To make things a little simpler, we will define a rewrite rule called `letfuns`, which is a little different than `letrec` in that it can be used to bind only functions. For example, instead of

(letrec ([foo (lambda (x) …body…)]) )

we will use

(letfuns ([(foo x) …body…]) )

We will also use a more systematic package of a number of functions: we use a function that consumes a name of a function (a symbol), and returns the appropriate function.

To summarize all of this, the following piece of code:

(letfuns ([(even? n) (if (= n 0) #t (odd?  (- n 1)))]
[(odd?  n) (if (= n 0) #f (even? (- n 1)))])
(even? 123))

will be rewritten to:

(let ([g (Y (lambda (funs)
(lambda (name)
(match name
['even?
(lambda (n)
(let ([even? (funs 'even?)]
[odd?  (funs 'odd?)])
(if (= n 0) #t (odd?  (- n 1)))))]
['odd?
(lambda (n)
(let ([even? (funs 'even?)]
[odd?  (funs 'odd?)])
(if (= n 0) #f (even? (- n 1)))))]))))])
(let ([even? (g 'even?)]
[odd?  (g 'odd?)])
(even? 123)))

Again, here is a skeleton code to get you started:

(rewrite (letfuns ([(f x) E] ...) B)
=> (let ([g (Y (lambda (funs)
(lambda (name)
finish this part)))])
(let ([f (g 'f)] ...)
B)))

Use the `even?`/`odd?` above as a test, but note that as is, you will need to change the body so that you get complete coverage. When you run it you’ll see that one part is still in red, so you should make the body exercise it too (hint: `and` or `or` would be useful here).

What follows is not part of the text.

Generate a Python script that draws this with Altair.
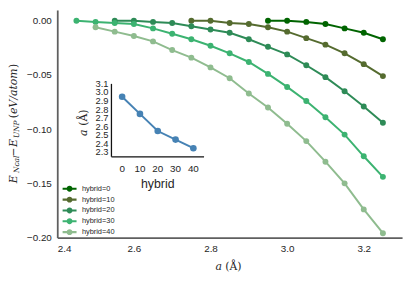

Next, change the rewrite rule so it can work with mutually recursive functions of any arity. This should be a very easy change. As a test for your final version, here is an interesting use for several mutually recursive functions: we implement an automaton (a state machine) that consumes a string, and returns `#t` if the parens in the string are balanced, and if every continuous block of numeric characters is strictly increasing. Each “state” of this automaton is implemented via a function (actually, some state is in arguments to these functions), and since states call out to other states, the functions are mutually recursive. Note also that tail-calls are crucial here: the compilation of this code will basically be similar to a program with `goto` statements to jump around.

;; an extended example
(define scan
(letfuns ([(start str)  (loop (explode-string str) 0)]
[(loop l n)  (match l
[(list)
(zero? n)]
[(cons 'open more)
[(cons 'close more)
(and (> n 0) (loop more (sub1 n)))]
[(cons (number: m) more)
(nums more m n)]
[(cons _ more)
(loop more n)])]
[(nums l m n) (match l
[(cons (number: m1) more)
(and (< m m1) (nums more m1 n))]
[else (loop l n)])])
start))
(test (scan "(()123(246x12)) (blah)"))
(test (not (scan "(1232)")))
(test (not (scan "()(")))
(test (not (scan "())")))

(Note that `explode-string` does the obvious thing, and returns a list of symbols and small numbers for digits.)